The topics will include material to support. Material will be developed and created but will also include some gathered resources from my research and some district suggested references.  Materials will all be digital and created to be shared within the Google Suite platform.   These will be in the format of Slides, Docs and Forms which will enable student/staff interactivity.  I plan to also create screencasts to demonstrate some of the above skills, especially with navigation through the Focused Education bundle.  All materials are designed to be delivered as mini lessons, which can be chunked within longer library sessions or enable targeted roll-outs with classes.  The concept is to enable flexibility for classroom teachers.  Some teachers may not wish to explore citation, but would like to explore evaluating content for accuracy.  By building a digital toolbox with this structure, how little or how much detail teachers wish to explore in a given unit can be designed.

Works cited:

Media Smarts. (n.d).

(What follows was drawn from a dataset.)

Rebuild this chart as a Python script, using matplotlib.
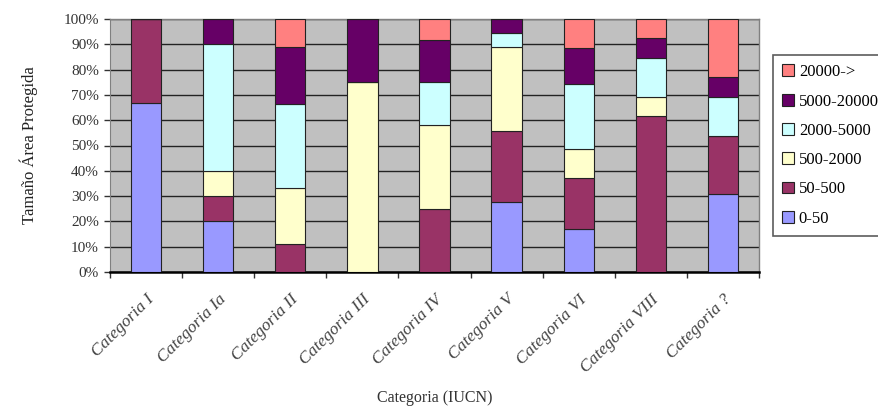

Digital Literacy Fundamentals.  Retrieved from https://mediasmarts.ca/digital-media-literacy/general-information/digital-media-literacy-fundamentals/digital-literacy-fundamentals

National Council of Teachers of English. (2019) Position statements. NCTE. Retrieved from https://ncte.org/statement/nctes-definition-literacy-digital-age/

Richardson, W. (2012). Why School?: How Education Must Change When Learning and Information Are Everywhere. TED Conferences. Kindle Edition.

 

One thought on “Design Considerations: Digital Toolbox for Developing Digital Literacy Skills

  1. Well done update to your plan, specifically focused on your audience of grade 8 students who need a refresh on their digital literacy skills. Compiling your instruction, lessons, resources and curated tools, all in one google classroom is a great idea as it can easily support all your students across the entire grade. It also will allow you to easily add to, evolve and edit your resources going forward each year to build upon the exisiting skills you are seeing your students. Being adaptable and responsive will help this last a few years and adjust to the changing needs and skill levels. Overall, a solid plan for your school community.